Software companies, and analysts alike, love to come up with unique product positions, and categories, that enable them to stand out from their competition. Put a bunch of related capabilities together in a box and give it a catchy name. Hey, presto! Congratulations, you just invented a new market and, guess what, you’re the King. 

But software markets evolve over time. Markets seldom ever die; rather they develop into something else, sometimes absorbing or merging with other markets. We saw this in the content world when document management evolved into ECM and more lately Content Services. Similarly in the process world, we first had a ‘workflow’ market, which evolved into business process management (BPM) and, more recently, spawned robotic process automation (RPA).

The desire to create faster, more efficient, and more agile business processes fueled the rise and evolution of these markets. Just as the rise of Cloud Computing raised customers’ expectations regarding the time it should take to deliver business value to the enterprise. 

Today many customers are looking for business solutions rather than a set of technology platforms from which to then architect a solution. And the new market terms that are emerging reflect that shift. For example, the increased profile of Process Mining results from a desire to understand an organization’s business processes and coupled together with other related capabilities, such as real-time monitoring and predictive analytics, deliver Process Intelligence.

Content Intelligence and Beyond 

ABBYY has long been synonymous with the document capture market, which morphed into the Cognitive Capture market by exploiting artificial intelligence and machine learning in particular. Together, these capabilities provide us with Content Intelligence through classifying and extracting the structured business information lying dormant inside unstructured content.

With their acquisition of TimelinePI in 2019, ABBYY acted on its beliefs regarding the inescapable linkage between content and process intelligence. And, I can sort of see their point. After all, unstructured content is very often the payload carried between tasks by a BPM system. The recent market focus on automation through the deployment of RPA also necessitates gaining access to this valuable trove of actionable business information. After all this information is useless without knowing what to do with it. So there is something to be said for combining content intelligence with process intelligence to create a new term that ABBYY is now using in its product marketing, Digital Intelligence. 

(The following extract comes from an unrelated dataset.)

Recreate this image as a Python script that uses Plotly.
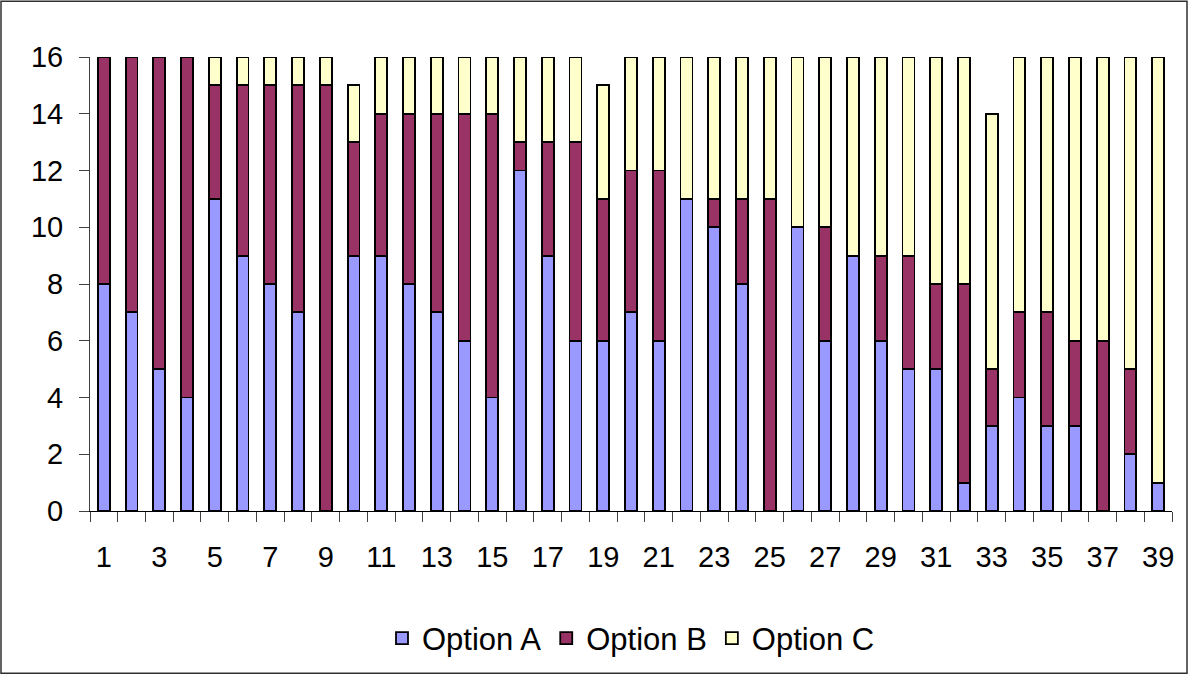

At Deep Analysis we do not compare and contrast one vendor with another, nor do we put them into convenient (for the analysts at least) product categories. Instead, we focus on the problems these products solve. Even so, the thought process that goes into coining new terms, and how these reflect changing market conditions is fascinating for sure. Equally, I am sure that ABBYY hopes that this term creates some traction in the market and that it helps to elevate them above the growing population of vendors occupying these currently separate markets. Whatever their motives, there is a certain logic to the term ‘Digital Intelligence’.